I have a web-app using 'xterm.js', 'ws', and 'ssh2' node modules. Everything works great. Except one thing:
SIGWINCH window resize signal won't make it to the sshd server, or the ssh2 stream. Other sigs, esc, ansi work fine. Esc[8 just disappears.
In a real xterm, echo -e "\e[8;30;120t"
resizes the terminal on both ends. Not here. sock.send("\u001b[8;30;120t")
won't do anything either.
Console.log on the my node app server shows Escape[8 (or \e, \u001b, or \x1b) doesn't make it. Other escape codes work-- arrows, mouse-clicks etc.
I can do term.resize(x,y) on the client, but currently have to use stty on the server. Ssh2's pty sets them at login only. How do I propagate SIGWINCH? Where is it being trapped?
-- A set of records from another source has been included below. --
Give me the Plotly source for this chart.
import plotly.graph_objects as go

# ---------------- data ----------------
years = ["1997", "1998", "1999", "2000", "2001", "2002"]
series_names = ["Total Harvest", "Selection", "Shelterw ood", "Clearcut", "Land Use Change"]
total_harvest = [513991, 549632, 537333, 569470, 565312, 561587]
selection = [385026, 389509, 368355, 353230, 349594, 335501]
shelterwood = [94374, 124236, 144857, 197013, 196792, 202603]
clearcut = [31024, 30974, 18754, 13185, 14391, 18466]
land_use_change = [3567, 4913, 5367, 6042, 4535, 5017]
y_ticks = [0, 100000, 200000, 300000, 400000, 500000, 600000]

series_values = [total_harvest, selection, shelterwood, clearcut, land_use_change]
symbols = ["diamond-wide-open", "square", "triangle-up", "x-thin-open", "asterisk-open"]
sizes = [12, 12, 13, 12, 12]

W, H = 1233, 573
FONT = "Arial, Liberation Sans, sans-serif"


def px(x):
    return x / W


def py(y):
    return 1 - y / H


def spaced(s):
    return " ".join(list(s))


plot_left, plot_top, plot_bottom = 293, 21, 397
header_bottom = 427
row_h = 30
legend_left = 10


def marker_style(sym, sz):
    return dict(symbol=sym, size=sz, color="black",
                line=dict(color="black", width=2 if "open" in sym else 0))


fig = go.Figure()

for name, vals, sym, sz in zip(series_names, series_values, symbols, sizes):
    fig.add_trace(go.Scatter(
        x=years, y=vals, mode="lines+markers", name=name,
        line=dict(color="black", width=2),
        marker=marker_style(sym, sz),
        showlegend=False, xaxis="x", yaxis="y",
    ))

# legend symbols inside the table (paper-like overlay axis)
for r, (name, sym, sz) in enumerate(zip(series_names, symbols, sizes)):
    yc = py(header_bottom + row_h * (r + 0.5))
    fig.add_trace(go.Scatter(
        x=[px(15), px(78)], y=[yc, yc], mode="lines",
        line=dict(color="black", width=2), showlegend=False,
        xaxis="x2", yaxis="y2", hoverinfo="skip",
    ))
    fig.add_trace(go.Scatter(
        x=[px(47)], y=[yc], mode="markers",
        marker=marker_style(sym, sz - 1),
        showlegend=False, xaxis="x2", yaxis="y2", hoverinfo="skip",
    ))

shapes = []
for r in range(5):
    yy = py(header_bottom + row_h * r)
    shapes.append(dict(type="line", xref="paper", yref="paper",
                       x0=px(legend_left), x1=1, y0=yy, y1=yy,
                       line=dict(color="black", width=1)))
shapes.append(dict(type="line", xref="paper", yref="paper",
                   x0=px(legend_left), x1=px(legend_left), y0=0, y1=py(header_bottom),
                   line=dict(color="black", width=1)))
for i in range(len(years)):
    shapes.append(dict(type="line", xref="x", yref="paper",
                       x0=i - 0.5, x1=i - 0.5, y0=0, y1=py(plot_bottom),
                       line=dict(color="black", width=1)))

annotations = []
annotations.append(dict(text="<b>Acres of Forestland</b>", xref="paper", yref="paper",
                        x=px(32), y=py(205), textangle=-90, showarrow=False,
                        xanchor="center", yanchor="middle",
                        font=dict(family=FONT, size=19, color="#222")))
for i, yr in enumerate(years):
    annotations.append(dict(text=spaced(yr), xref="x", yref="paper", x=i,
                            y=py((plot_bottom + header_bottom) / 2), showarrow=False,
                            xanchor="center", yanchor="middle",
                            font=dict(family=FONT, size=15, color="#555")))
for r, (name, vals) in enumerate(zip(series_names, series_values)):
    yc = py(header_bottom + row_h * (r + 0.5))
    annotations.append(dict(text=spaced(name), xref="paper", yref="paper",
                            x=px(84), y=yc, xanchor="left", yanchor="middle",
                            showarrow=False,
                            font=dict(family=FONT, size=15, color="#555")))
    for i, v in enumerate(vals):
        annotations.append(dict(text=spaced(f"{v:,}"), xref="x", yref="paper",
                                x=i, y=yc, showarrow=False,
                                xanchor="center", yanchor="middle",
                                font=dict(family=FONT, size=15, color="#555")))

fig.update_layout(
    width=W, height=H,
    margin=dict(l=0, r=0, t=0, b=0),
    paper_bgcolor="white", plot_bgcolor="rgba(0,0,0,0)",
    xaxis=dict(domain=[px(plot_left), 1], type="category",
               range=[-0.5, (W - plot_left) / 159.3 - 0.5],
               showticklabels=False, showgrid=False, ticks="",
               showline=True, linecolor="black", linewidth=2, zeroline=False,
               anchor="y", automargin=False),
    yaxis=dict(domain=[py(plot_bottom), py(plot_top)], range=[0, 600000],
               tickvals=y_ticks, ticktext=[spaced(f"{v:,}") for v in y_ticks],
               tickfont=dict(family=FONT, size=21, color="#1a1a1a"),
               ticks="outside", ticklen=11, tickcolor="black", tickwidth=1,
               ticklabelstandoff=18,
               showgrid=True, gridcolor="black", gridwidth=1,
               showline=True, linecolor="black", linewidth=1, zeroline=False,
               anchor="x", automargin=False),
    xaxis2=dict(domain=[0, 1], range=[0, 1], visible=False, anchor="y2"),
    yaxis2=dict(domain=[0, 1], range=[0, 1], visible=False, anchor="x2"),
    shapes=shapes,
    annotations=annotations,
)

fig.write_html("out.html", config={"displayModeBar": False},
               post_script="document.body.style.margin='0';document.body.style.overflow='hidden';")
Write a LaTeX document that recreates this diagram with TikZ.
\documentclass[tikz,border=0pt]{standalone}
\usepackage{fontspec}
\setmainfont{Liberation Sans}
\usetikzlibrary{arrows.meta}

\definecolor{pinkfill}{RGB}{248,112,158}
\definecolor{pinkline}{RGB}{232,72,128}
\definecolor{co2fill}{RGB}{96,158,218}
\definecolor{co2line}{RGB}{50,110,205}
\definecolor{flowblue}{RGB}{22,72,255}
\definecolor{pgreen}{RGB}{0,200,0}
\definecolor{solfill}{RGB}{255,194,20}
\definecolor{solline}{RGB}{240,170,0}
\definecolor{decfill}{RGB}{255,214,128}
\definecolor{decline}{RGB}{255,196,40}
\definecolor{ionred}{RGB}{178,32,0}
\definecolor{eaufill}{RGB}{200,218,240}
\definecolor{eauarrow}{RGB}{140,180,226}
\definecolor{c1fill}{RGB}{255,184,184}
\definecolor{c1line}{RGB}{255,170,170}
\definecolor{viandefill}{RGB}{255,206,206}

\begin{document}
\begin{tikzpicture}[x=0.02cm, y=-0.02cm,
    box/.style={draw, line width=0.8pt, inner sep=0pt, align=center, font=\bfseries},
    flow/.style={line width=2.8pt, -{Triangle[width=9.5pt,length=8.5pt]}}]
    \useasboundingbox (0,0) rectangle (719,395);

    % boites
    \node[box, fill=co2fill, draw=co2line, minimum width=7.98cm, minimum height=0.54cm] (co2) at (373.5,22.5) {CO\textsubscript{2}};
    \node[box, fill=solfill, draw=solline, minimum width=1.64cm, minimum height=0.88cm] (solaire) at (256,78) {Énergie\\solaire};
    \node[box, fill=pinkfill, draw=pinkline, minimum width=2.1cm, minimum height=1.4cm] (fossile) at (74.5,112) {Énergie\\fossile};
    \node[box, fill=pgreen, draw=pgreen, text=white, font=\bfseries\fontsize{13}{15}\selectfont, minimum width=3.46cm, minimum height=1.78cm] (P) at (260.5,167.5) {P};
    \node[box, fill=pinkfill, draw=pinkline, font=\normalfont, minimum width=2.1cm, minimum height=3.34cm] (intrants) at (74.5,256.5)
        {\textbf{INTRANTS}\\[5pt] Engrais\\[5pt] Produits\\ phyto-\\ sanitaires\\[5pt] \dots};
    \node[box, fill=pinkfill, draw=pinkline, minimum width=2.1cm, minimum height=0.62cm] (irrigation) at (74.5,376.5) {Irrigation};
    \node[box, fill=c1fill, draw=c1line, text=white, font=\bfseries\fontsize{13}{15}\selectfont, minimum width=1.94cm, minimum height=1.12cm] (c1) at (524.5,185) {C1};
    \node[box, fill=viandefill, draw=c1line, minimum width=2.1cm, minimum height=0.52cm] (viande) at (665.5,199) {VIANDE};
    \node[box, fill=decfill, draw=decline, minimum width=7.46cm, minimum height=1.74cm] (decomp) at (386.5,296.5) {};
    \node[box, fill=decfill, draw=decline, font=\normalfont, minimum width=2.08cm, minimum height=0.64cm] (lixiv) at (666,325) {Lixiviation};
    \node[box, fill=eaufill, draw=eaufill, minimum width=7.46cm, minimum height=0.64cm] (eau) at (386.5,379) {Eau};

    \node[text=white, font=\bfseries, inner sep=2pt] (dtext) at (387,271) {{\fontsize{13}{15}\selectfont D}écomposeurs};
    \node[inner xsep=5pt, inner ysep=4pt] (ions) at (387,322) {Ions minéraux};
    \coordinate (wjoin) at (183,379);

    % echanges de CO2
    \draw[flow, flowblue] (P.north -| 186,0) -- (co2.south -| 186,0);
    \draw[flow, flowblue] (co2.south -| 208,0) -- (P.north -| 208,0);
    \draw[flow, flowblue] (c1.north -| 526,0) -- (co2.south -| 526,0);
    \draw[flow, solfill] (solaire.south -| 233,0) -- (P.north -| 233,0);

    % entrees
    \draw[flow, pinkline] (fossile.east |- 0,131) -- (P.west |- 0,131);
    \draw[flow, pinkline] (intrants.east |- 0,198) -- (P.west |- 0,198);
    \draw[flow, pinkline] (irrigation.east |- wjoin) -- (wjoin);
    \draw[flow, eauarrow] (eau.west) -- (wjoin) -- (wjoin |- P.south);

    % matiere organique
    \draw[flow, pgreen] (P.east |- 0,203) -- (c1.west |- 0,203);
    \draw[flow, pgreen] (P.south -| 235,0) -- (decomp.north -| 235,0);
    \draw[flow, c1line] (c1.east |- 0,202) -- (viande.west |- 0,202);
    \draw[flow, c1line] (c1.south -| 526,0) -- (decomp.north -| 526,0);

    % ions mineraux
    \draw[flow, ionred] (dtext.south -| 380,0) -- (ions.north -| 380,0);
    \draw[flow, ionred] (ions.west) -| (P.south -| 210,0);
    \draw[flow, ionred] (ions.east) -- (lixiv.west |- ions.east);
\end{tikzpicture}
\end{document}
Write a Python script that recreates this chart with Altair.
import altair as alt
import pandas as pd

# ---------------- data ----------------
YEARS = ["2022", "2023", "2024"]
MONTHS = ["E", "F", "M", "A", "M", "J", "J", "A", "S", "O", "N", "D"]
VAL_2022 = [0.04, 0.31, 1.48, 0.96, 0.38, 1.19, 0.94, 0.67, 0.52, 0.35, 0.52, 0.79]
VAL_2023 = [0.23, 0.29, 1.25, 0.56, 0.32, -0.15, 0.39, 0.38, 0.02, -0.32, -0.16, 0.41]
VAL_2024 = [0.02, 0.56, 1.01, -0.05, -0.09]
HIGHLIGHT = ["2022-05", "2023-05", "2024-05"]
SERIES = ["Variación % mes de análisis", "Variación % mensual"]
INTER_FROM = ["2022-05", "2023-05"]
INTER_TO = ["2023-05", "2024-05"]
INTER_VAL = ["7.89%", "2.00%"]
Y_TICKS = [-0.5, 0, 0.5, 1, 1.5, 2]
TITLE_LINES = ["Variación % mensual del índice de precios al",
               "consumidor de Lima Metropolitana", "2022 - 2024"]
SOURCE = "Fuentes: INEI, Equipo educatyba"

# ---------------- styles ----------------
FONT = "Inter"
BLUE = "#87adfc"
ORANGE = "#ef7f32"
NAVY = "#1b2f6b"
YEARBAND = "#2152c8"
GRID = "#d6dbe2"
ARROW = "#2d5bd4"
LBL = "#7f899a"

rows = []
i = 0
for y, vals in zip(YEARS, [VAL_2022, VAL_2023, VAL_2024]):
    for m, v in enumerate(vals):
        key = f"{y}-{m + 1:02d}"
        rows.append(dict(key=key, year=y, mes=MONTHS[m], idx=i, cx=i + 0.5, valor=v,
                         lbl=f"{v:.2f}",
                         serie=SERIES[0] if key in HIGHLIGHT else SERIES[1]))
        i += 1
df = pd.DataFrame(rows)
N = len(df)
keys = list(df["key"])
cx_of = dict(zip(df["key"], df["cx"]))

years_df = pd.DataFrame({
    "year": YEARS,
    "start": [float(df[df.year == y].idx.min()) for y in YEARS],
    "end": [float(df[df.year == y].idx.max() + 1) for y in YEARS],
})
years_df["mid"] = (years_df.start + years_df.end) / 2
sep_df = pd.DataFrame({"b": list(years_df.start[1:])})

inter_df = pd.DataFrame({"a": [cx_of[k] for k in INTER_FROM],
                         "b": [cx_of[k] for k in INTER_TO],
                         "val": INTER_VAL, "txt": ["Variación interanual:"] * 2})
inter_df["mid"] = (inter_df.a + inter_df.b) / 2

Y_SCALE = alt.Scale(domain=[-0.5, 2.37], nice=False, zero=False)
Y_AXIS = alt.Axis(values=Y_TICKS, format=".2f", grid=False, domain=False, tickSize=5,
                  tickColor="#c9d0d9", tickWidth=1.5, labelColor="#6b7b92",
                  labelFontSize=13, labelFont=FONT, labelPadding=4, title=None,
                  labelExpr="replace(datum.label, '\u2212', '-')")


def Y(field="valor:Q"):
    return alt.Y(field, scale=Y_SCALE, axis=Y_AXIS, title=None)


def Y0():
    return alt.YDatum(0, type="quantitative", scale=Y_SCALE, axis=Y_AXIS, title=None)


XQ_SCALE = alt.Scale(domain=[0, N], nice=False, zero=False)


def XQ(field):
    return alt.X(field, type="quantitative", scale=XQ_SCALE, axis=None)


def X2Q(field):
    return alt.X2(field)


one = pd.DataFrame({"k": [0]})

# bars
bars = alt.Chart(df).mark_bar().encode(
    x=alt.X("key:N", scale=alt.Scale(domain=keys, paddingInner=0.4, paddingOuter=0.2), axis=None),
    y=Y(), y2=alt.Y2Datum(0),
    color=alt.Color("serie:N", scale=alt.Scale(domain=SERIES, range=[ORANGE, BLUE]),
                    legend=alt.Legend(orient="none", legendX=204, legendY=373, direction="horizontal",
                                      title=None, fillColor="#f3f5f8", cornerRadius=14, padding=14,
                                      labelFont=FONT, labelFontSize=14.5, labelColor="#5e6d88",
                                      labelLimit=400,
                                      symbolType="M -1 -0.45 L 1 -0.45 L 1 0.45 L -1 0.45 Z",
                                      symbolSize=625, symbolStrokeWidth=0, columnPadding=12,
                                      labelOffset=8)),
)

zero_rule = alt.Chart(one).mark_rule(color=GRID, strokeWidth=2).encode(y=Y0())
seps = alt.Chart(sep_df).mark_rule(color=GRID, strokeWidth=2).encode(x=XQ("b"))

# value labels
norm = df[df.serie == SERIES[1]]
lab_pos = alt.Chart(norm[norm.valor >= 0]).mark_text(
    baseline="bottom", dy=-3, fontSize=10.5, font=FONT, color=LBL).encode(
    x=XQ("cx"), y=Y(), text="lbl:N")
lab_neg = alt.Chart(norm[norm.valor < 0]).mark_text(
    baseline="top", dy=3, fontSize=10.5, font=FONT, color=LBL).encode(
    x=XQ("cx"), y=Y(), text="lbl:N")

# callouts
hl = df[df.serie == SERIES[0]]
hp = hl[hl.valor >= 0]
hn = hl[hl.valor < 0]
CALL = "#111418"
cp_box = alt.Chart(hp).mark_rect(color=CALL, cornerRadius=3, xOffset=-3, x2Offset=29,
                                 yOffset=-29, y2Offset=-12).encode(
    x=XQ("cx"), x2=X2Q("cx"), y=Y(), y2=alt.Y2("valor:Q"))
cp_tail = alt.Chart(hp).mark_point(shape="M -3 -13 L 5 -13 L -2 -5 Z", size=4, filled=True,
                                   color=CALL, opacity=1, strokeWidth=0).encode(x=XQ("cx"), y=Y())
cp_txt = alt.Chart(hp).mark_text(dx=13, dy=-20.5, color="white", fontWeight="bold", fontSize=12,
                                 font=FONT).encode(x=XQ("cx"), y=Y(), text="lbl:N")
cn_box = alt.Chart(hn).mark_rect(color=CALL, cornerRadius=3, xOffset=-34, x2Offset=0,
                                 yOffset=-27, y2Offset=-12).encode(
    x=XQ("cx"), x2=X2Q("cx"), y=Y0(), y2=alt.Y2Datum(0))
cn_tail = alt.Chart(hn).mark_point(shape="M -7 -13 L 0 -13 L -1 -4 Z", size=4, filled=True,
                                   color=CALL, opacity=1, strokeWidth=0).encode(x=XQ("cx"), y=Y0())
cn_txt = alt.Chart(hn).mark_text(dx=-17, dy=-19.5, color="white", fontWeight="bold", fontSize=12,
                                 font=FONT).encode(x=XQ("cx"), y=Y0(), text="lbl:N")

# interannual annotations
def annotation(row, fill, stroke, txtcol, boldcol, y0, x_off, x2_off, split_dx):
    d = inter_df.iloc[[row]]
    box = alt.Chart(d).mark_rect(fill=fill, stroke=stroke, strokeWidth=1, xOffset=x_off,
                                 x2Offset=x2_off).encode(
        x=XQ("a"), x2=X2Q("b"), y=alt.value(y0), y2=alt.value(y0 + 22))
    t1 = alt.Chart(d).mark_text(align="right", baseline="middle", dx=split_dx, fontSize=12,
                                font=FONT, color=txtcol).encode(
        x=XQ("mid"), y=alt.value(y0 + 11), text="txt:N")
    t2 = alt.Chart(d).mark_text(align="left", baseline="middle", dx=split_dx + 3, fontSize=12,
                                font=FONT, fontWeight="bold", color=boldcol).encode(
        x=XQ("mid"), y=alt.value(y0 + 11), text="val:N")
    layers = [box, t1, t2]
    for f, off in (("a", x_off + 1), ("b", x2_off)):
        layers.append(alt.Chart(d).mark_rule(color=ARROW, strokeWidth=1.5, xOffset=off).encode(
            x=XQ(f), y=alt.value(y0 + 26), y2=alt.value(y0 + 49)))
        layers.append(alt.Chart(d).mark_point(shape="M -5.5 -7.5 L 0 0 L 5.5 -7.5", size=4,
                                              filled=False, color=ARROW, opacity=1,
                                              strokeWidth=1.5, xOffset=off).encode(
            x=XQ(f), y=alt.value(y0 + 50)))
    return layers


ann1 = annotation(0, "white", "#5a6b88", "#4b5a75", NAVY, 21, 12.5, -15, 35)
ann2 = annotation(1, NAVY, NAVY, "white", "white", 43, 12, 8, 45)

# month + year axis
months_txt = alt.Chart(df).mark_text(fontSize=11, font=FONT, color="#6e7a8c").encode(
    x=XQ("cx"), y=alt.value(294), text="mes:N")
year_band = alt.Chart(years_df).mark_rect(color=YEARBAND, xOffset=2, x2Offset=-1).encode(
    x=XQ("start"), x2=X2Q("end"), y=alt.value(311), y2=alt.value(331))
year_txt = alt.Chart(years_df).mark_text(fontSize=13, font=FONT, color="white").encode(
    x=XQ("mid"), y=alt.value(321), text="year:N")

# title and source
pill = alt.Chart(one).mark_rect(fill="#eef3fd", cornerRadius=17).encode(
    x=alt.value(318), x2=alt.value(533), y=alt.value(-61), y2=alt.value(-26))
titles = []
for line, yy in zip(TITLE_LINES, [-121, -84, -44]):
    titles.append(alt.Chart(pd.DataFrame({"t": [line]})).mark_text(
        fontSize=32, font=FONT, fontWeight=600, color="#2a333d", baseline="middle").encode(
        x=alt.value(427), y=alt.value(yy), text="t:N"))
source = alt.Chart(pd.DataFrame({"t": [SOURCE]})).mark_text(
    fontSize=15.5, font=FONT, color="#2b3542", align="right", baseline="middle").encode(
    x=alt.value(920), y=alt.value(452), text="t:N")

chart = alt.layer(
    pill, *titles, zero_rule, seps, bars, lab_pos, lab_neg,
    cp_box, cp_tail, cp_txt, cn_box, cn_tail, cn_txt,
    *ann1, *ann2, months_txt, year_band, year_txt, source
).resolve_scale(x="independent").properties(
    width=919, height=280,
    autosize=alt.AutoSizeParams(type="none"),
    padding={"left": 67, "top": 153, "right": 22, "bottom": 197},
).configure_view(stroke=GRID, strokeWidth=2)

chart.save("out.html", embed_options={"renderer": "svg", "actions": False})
Ok. So my own answer to this question: In the browser, use term.resize(cols,rows) to resize the local terminal. Transmit the cols and rows via the ansi escape sequence over websocket. Then, on the node server app, in the ssh2 client, use Regexp to match resize escape sequence and extract the second and third numbers, which are the number of cols and rows (the '8' is the code for resize). Use the ssh2 client resize function with extracted cols and rows (tells the ssh2 psuedoterminal to send sigwinch and cols/rows to the ssh server). Not ideal, I know there is a better way if I could find it, but it works beautifully if you make a function in the browser for it and add it to an event listener for window resize. Now my terminal session will resize appropriately on both the client and server ends when I resize the browser window, or when the soft keyboard pops up or hides on mobile.